First, be aware that it's not always possible to analyze the time complexity of an algorithm, there are some where we do not know their complexity, so we have to rely on experimental data.
All of the methods imply to count the number of operations done. So first, we have to define the cost of basic operations like assignation, memory allocation, control structures (if, else, for, ...). Some values I will use (working with different models can provide different values):
- Assignation takes constant time (ex:
int i = 0;)
- Basic operations take constant time (
+ - * ∕)
- Memory allocation is proportional to the memory allocated: allocating an array of n elements takes linear time.
- Conditions take constant time (
if, else, else if)
- Loops take time proportional to the number of time the code is ran.
Basic analysis
The basic analysis of a piece of code is: count the number of operations for each line. Sum those cost. Done.
int i = 1;
i = i*2;
System.out.println(i);
For this, there is one operation on line 1, one on line 2 and one on line 3. Those operations are constant: This is O(1).
for(int i = 0; i < N; i++) {
System.out.println(i);
}
For a loop, count the number of operations inside the loop and multiply by the number of times the loop is ran. There is one operation on the inside which takes constant time. This is ran n times -> Complexity is n * 1 -> O(n).
for (int i = 0; i < N; i++) {
for (int j = i; j < N; j++) {
System.out.println(i+j);
}
}
This one is more tricky because the second loop starts its iteration based on i. Line 3 does 2 operations (addition + print) which take constant time, so it takes constant time. Now, how much time line 3 is ran depends on the value of i. Enumerate the cases:
- When i = 0, j goes from 0 to N so line 3 is ran N times.
- When i = 1, j goes from 1 to N so line 3 is ran N-1 times.
- ...
Now, summing all this we have to evaluate N + N-1 + N-2 + ... + 2 + 1. The result of the sum is N*(N+1)/2 which is quadratic, so complexity is O(n^2).
And that's how it works for many cases: count the number of operations, sum all of them, get the result.
Amortized time
An important notion in complexity theory is amortized time. Let's take this example: running operation() n times:
for (int i = 0; i < N; i++) {
operation();
}
If one says that operation takes amortized constant time, it means that running n operations took linear time, even though one particular operation may have taken linear time.
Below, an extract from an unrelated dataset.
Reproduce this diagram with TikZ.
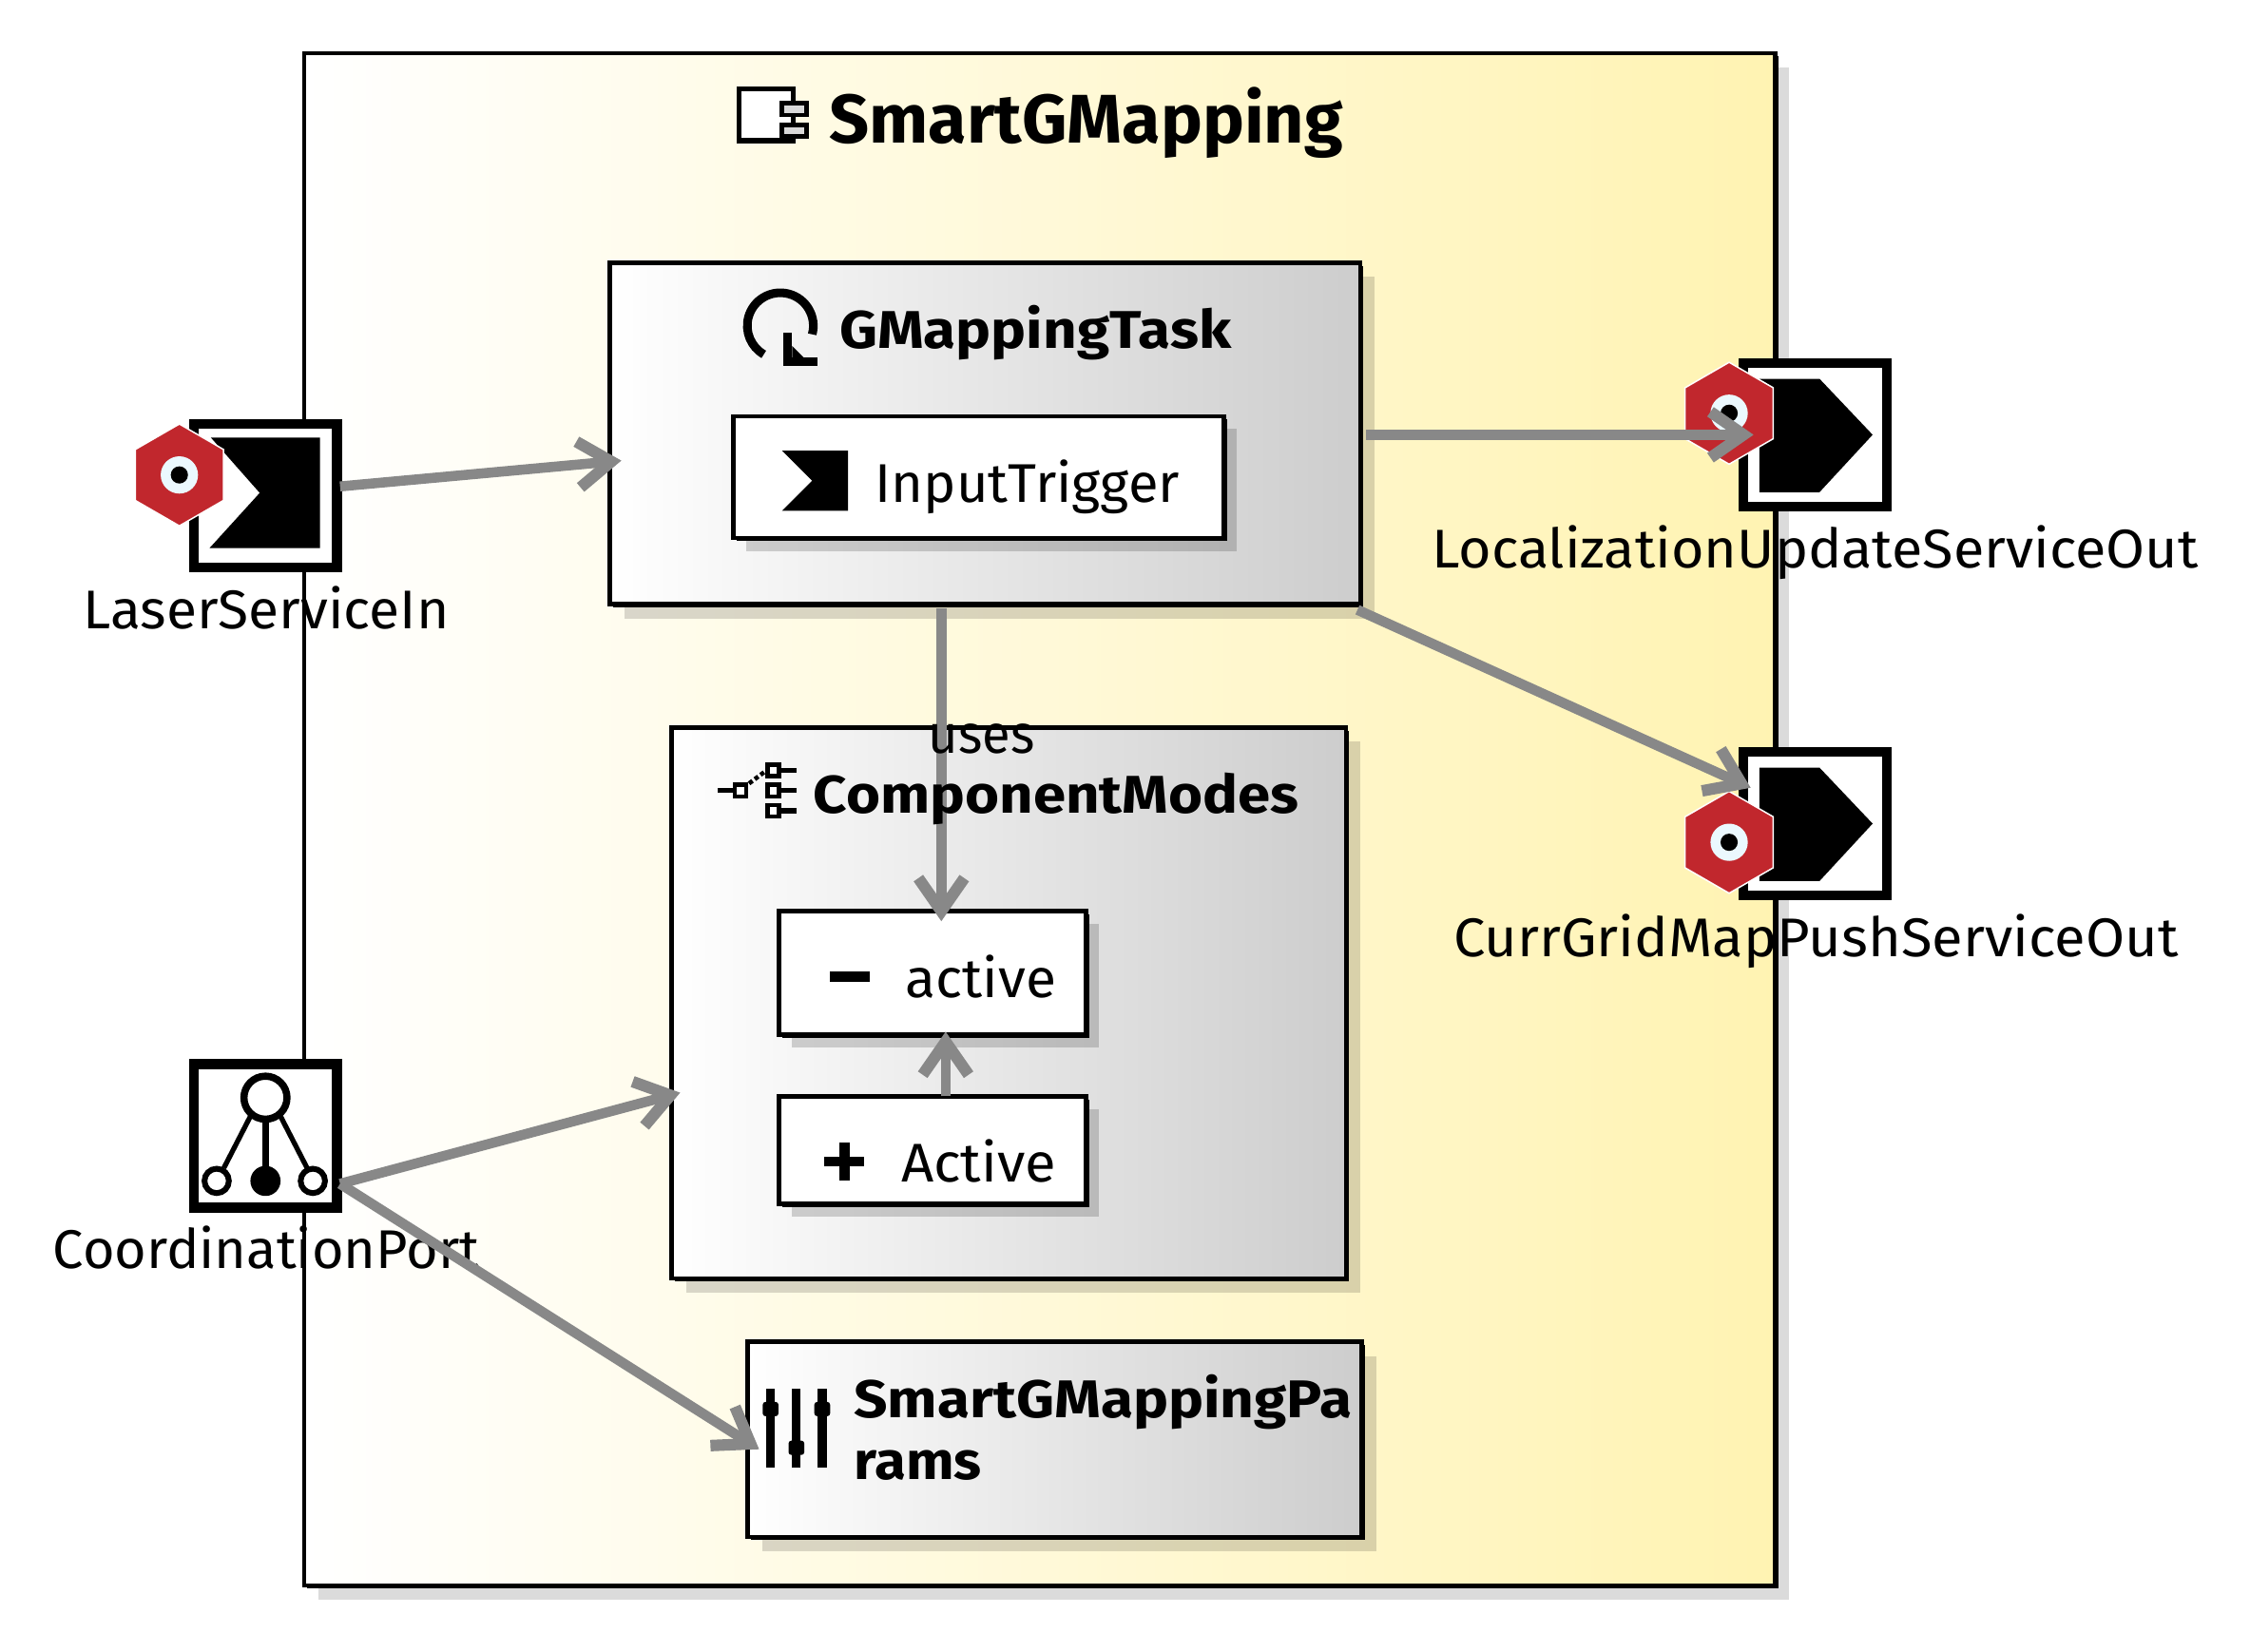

Imagine you have an empty array of 1000 elements. Now, insert 1000 elements into it. Easy as pie, every insertion took constant time. And now, insert another element. For that, you have to create a new array (bigger), copy the data from the old array into the new one, and insert the element 1001. The 1000 first insertions took constant time, the last one took linear time. In this case, we say that all insertions took amortized constant time because the cost of that last insertion was amortized by the others.
Make assumptions
In some other cases, getting the number of operations require to make hypothesises. A perfect example for this is insertion sort, because it is simple and it's running time depends of how is the data ordered.
First, we have to make some more assumptions. Sorting involves two elementary operations, that is comparing two elements and swapping two elements. Here I will consider both of them to take constant time. Here is the algorithm where we want to sort array a:
for (int i = 0; i < a.length; i++) {
int j = i;
while (j > 0 && a[j] < a[j-1]) {
swap(a, i, j);
j--;
}
}
First loop is easy. No matter what happens inside, it will run n times. So the running time of the algorithm is at least linear. Now, to evaluate the second loop we have to make assumptions about how the array is ordered. Usually, we try to define the best-case, worst-case and average case running time.
Best-case: We do never enter the while loop. Is this possible ? Yes. If a is a sorted array, then a[j] > a[j-1] no matter what j is. Thus, we never enter the second loop. So, what operations are done in this case is the assignation on line 2 and the evaluation of the condition on line 3. Both take constant time. Because of the first loop, those operations are ran n times. Then in the best case, insertion sort is linear.
Worst-case: We leave the while loop only when we reach the beginning of the array. That is, we swap every element all the way to the 0 index, for every element in the array. It corresponds to an array sorted in reverse order. In this case, we end up with the first element being swapped 0 times, element 2 is swapped 1 times, element 3 is swapped 2 times, etc up to element n being swapped n-1 times. We already know the result of this: worst-case insertion is quadratic.
Average case: For the average case, we assume the items are randomly distributed inside the array. If you're interested in the maths, it involves probabilities and you can find the proof in many places. Result is quadratic.
Conclusion
Those were basics about analyzing the time complexity of an algorithm. The cases were easy, but there are some algorithms which aren't as nice. For example, you can look at the complexity of the pairing heap data structure which is much more complex.